## BEGIN Listed entries
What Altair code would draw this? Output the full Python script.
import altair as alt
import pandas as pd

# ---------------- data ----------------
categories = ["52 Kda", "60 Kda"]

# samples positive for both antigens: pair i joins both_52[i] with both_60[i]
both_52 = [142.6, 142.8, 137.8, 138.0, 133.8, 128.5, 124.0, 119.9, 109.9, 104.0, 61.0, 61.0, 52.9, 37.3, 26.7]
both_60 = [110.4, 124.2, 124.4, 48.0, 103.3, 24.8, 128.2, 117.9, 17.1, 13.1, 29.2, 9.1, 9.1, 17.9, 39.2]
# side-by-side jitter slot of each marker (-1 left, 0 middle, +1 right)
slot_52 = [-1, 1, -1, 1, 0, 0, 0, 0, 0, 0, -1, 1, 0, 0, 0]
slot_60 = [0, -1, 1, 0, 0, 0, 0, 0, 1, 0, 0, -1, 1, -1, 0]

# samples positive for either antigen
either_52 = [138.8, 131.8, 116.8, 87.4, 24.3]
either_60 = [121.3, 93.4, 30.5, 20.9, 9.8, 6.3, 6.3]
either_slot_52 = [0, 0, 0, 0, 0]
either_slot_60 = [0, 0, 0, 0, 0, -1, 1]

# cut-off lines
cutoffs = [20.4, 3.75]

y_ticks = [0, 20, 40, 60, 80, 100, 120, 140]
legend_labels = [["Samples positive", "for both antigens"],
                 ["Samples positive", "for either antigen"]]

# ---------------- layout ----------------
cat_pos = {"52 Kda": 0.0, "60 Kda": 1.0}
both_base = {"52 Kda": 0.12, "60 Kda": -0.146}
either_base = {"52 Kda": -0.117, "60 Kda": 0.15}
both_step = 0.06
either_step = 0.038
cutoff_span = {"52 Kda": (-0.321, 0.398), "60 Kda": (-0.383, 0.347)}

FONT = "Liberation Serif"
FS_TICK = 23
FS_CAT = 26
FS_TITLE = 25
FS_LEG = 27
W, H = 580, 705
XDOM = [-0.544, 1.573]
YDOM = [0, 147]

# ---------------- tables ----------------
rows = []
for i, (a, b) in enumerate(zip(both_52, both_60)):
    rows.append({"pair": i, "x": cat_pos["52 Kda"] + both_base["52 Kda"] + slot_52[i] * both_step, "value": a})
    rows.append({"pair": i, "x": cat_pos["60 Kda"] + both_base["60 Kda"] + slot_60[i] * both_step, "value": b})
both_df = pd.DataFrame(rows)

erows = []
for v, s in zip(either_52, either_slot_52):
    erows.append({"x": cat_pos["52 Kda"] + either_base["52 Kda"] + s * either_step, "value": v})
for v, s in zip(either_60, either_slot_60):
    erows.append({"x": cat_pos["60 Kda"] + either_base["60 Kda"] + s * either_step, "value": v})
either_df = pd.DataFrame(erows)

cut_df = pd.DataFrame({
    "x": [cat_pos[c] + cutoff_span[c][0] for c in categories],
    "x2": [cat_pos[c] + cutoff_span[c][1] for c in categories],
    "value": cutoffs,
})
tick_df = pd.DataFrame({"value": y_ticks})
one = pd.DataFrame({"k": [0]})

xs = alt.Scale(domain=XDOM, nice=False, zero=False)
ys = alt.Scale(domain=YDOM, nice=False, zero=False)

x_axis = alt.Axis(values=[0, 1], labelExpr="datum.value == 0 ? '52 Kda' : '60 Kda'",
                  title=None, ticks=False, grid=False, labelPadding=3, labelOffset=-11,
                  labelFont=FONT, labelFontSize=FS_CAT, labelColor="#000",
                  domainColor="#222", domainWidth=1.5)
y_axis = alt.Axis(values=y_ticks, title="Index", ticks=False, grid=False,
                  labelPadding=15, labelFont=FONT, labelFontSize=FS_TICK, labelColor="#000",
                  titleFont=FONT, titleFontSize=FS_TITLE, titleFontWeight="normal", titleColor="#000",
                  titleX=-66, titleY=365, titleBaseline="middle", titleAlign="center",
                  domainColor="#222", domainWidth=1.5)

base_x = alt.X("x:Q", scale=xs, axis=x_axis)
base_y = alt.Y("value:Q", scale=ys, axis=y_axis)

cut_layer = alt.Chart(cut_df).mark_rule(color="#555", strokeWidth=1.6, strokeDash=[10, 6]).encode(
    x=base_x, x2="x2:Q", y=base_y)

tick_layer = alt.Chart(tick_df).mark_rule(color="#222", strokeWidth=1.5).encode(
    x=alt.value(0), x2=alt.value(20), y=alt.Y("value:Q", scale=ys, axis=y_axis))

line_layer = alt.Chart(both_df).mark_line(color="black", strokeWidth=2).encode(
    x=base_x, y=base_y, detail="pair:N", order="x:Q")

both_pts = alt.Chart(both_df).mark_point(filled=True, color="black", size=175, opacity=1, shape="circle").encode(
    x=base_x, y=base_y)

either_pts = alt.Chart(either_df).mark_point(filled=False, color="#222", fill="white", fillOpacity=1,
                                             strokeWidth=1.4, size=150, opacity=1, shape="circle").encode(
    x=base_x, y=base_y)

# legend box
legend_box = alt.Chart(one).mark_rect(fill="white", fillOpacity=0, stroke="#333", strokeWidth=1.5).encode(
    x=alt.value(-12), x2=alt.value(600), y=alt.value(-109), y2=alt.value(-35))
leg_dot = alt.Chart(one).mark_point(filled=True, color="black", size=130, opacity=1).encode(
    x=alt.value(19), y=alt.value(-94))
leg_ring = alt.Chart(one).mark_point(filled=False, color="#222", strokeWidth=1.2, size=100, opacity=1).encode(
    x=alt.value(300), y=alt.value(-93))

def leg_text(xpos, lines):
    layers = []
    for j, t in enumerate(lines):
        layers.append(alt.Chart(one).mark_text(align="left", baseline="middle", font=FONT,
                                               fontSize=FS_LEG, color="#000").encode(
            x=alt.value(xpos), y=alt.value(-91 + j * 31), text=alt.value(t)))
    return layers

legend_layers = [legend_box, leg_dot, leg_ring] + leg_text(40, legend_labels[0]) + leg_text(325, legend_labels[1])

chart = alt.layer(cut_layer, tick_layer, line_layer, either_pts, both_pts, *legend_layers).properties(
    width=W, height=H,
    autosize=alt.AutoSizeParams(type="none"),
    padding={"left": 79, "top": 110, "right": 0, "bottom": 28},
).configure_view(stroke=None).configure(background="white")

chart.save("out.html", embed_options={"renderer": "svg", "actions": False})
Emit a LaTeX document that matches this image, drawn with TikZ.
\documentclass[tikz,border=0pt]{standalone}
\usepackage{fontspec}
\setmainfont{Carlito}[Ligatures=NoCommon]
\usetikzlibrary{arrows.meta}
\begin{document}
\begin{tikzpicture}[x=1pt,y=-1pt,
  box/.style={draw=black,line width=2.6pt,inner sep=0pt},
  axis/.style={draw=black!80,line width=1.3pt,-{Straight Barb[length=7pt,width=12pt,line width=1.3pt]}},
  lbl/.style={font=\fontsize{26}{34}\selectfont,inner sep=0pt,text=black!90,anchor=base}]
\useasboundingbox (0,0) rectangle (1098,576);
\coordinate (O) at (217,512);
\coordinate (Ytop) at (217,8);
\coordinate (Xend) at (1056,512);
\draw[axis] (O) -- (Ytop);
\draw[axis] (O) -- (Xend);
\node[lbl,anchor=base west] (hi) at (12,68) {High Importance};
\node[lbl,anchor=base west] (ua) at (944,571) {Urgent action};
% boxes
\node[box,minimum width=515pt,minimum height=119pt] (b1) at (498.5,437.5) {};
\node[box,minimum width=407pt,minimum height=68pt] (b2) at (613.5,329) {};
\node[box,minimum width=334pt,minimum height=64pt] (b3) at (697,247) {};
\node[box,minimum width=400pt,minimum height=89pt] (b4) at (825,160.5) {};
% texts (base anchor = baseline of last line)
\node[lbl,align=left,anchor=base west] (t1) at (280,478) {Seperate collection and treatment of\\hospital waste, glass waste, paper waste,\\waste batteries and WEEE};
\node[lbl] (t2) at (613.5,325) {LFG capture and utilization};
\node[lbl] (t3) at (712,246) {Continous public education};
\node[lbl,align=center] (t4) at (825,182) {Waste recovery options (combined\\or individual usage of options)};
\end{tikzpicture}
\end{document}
## END Listed entries
Written instruction: Filter the entries above down to the lines containing the word "this".

Solution:
What Altair code would draw this? Output the full Python script.
Emit a LaTeX document that matches this image, drawn with TikZ.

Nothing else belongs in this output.